Loud cheers erupted in the public gallery of Bristol Crown Court as the verdicts were returned.

The defendants laughed and hugged supporters who were waiting outside of court after they were released.

‘Shameful’

Mr Willoughby, 22, was also seen taking the knee – a symbolic gesture of the BLM movement – outside court.

Speaking afterwards, Raj Chada, who represented Mr Skuse, said the “defendants should never have been prosecuted”.

He added: “It is shameful that Bristol City Council did not take down the statue of slaver Edward Colston that had caused such offence to people in Bristol and equally shameful that they then supported the prosecution of these defendants.”

Blinne Ni Ghralaigh, for Rhian Graham, 30, claimed that the case “demonstrates the fundamental importance of trial by jury”.

“In this case, they determined that a conviction for the removal of this statue – that glorified a slave trader involved in the enslavement of over 84,000 black men, women and children as a ‘most virtuous and wise’ man – would not be proportionate.”

During a highly publicised trial, the court heard that the statue was ripped down before being thrown into the harbour during a wave of protests triggered by the murder of African-American George Floyd by a white police officer.

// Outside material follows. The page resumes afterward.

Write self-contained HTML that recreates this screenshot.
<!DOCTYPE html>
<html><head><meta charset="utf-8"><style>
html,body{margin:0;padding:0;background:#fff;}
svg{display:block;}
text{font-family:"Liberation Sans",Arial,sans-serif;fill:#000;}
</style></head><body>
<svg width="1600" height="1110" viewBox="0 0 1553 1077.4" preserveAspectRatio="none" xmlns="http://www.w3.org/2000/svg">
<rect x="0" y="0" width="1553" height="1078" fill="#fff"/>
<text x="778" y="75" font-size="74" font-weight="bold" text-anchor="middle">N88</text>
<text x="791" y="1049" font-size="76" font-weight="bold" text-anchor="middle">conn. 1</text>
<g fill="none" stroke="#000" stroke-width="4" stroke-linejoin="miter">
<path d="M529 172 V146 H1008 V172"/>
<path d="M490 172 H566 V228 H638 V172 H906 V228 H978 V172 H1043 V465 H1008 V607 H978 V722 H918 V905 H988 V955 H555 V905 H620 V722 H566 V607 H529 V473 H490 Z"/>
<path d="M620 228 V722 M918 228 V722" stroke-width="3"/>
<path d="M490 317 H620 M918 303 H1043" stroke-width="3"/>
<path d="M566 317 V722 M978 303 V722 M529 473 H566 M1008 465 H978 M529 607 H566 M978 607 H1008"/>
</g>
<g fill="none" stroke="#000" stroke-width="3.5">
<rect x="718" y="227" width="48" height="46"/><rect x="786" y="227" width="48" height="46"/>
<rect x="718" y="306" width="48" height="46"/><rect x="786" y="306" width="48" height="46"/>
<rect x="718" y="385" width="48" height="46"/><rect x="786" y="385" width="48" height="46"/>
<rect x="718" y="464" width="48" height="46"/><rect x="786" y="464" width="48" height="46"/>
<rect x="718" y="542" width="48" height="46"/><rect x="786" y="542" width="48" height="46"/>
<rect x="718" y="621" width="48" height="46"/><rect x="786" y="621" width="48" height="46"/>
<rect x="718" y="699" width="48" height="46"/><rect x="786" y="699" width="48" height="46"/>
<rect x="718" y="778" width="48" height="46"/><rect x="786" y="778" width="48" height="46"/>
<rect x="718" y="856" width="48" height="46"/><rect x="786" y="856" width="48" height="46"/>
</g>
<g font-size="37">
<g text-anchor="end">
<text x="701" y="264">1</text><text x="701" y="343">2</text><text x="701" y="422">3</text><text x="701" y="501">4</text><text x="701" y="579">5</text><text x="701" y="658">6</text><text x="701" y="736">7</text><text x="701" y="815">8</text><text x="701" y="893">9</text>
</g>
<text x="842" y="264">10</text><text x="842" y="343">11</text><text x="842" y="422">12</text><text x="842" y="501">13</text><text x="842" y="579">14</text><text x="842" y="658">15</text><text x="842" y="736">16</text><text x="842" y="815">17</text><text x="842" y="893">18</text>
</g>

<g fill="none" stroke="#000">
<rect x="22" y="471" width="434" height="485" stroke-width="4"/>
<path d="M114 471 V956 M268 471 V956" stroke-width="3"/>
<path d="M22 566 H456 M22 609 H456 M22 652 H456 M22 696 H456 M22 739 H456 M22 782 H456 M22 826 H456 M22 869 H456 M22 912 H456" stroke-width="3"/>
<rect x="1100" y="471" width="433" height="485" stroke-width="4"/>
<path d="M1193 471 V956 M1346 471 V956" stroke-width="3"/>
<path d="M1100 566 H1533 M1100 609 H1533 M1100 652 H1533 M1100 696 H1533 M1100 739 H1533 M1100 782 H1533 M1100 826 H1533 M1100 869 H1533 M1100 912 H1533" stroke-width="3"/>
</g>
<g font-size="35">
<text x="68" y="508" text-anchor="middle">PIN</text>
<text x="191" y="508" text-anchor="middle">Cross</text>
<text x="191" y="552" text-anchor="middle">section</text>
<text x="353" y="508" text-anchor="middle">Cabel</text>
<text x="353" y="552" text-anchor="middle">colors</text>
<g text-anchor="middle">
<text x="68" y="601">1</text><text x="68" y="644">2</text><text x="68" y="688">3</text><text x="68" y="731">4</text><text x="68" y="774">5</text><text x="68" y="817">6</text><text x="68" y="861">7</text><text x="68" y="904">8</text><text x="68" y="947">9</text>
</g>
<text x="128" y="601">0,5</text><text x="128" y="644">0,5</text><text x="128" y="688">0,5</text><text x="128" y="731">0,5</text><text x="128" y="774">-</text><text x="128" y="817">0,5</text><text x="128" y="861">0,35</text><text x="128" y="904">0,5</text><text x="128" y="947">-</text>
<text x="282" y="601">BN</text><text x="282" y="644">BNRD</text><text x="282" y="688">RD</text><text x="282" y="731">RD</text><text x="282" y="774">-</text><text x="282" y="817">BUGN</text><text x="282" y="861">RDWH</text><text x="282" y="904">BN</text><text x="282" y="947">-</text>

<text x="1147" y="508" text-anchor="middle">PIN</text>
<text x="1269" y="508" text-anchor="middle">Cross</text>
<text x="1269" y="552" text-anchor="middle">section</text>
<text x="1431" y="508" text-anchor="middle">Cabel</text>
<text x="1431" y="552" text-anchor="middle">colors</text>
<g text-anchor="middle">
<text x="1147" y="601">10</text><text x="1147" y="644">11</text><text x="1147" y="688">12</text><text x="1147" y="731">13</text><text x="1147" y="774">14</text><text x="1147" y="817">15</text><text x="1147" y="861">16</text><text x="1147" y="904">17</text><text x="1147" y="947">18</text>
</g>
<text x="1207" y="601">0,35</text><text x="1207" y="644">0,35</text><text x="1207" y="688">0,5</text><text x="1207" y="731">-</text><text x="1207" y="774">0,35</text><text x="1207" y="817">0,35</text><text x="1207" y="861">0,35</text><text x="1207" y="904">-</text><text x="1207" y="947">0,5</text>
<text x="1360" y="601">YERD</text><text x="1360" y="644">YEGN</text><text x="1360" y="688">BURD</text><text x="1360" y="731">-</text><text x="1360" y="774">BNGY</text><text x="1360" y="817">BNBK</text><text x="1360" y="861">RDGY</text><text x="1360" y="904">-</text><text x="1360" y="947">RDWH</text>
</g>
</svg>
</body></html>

The four defendants, together with “others unknown”, were accused of damaging the Colston statue and plinth of a value unknown without lawful excuse.

The statue was stamped on after it was pulled down

Image source, PA Media

During the trial, Mr Skuse, 33, said he took part in rolling the statue to the docks to stage a symbolic “sentencing” of the slave trader.

Mr Willoughby argued that the statue was an “insult”.

Appearing in the dock, he said: “Imagine having a Hitler statue in front of a Holocaust survivor – I believe they are similar.

“Having a statue of someone of that calibre in the middle of the city I believe is an insult, and I will continue to believe that whatever the outcome of this.”